Now when another speaks to us, while he is an essential factor in the objective support of the particular set of awarenesses to which he gives rise in us, we can clearly recognize other essential factors in the objective support of the experience. Vocal cords, the ear, the body, the air, and in general nature, are all essential cooperating factors in the full. concrete reality. We cannot understand our lives as parts of the world-whole until we consider these cooperating factors. All easily recognize the presence in our experience of the awareness of nature. "All recognize the existence of energies supporting in us this awareness of nature. A chief problem of philosophy is in regard to the fuller nature of these supporting energies.

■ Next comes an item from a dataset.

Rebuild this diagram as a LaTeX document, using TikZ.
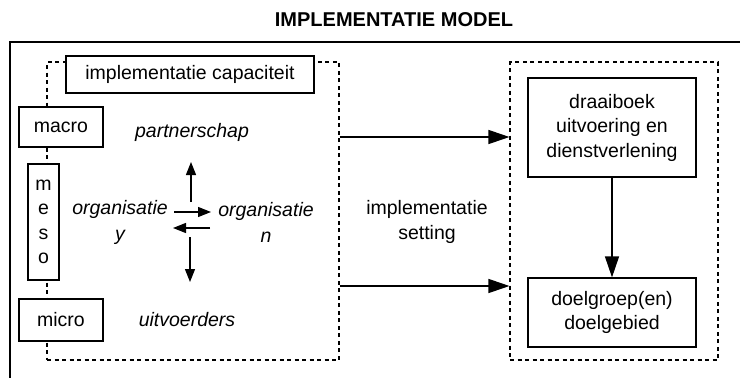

We have already seen how an interest in our own mind or an interest in the life of another can support our other interests together with their awareness aspects. We have also noticed how other interests have two quite separate effects. They support an interest in the process of communication or mutual understanding, and then they support, unintentionally, a different type of interests, interests in the sensory forms of experience. These sensory forms are known to be supported by an energy which is the dynamic core of the interests of others. In nature however, these sensory forms, or material objects, are commonly thought of as supported by an impersonal energy.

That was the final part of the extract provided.